Traditional retail businesses are supply driven. Every retail business deal with the domain of supply chain. It makes sense when the constraints are at the supply side. Constraints in production, distribution and inventory. When we optimize the constraints in supply chain, the constraints move to the demand side. The need then arises to track, analyze and improve the demands.

If you cannot measure it, you cannot improve it. And if you do not track it, you cannot measure it.

Let us take a brick and mortar retail business scenario. It is a classical supply driven business model. Of course, we do some demand planning in retail. At the end a finite number of products are displayed in the store for customers to shop and buy. Now let us look at a subscription model retail business. Customers subscribe to the boxes, and the demand is known with a much smaller variability. The entire supply chain operates to fulfill a known demand, rather than forecasts. Modern retail business, especially e-commerce operations fall between these two ends. In e-commerce business models, the aggregation of demands gives the flexibility to optimize the chain.

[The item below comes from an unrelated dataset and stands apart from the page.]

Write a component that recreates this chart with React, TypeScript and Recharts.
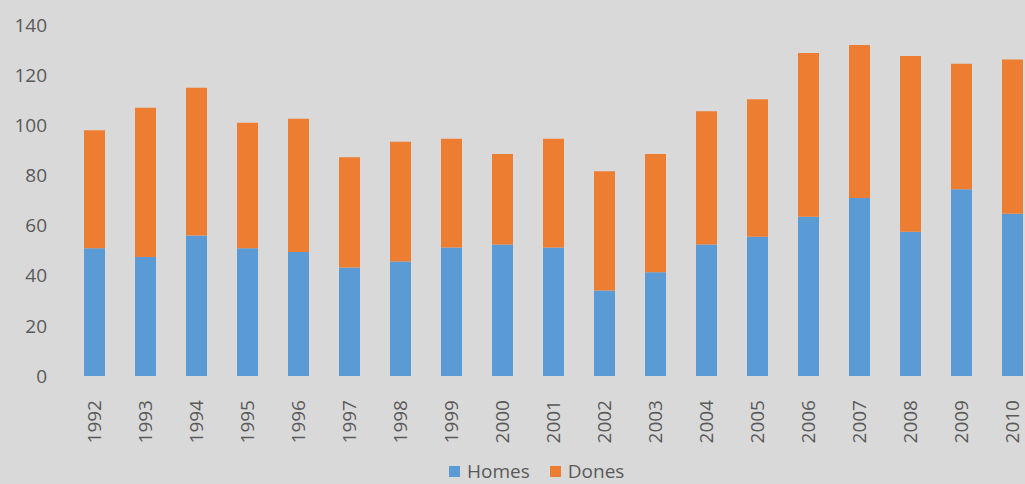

There are three basic documents in a sales process. A (price) quote, an order and an invoice. When you dine in a restaurant the menu card is the quote. The waiting staff takes the order and after your dinner the invoice (tab) is presented. When you shop for a dress the price label is the quote. The act of handing over the dress in checkout counter is the order. And an invoice is given for payment.

In retail businesses, we usually ignore the order. There are price labels on the items. The process of quote and negotiation is known as bargaining. However, we track the sales invoice since it is a legal document for payments. The invoice also can be considered as the document proof for the supply of goods. Orders are the documents for the demand side. So, if we have to track demand, we need start tracking the orders. E-commerce businesses are optimizing the demand chain when they track, measure and optimize orders.

Netflix uses the popular movies from studios to build the customer base. But when they produce or commission a movie they rely on data. The data Netflix has is an aggregate demand from the viewers. The data include ratings, popularity, plays, queues, search, friends, actor, director and all. The success rate of Netflix’s original shows is double that of traditional shows, according to some estimates.

So, there are different kinds of demands. An explicit demand in the form of a sales order, and an implicit, aggregate demand from customer behavior. In an e-commerce world this could be derived from wish lists, click-stream, social media or ad-tech. Once the demands are known and consistent, opportunities open up to optimize supply chain, inventory, costs and so on.

And it is not just in retail businesses. This is true for any traditional businesses where customers do not place explicit orders. Restaurants, taxi cabs, healthcare, banking are all undergoing similar transformations. Uber is a demand-driven taxi company, who uses aggregate demand to change pricing.

Amazon Prime has introduced premium services as subscription. It has inspired many other businesses to issue gold passes and ride passes. The subscription is for premium, not for the entire service due to the variability in the demand. If the demands are well known or has low variability, subscriptions would be the model to keep it that way, and to drive down costs.

Technology has enabled optimizations in the supply chain. Manufacturers long enjoyed the visibility and variability of demands. It helped them to put in place many process innovations. It is time for customer facing businesses to innovate and optimize. And technology is an enabler.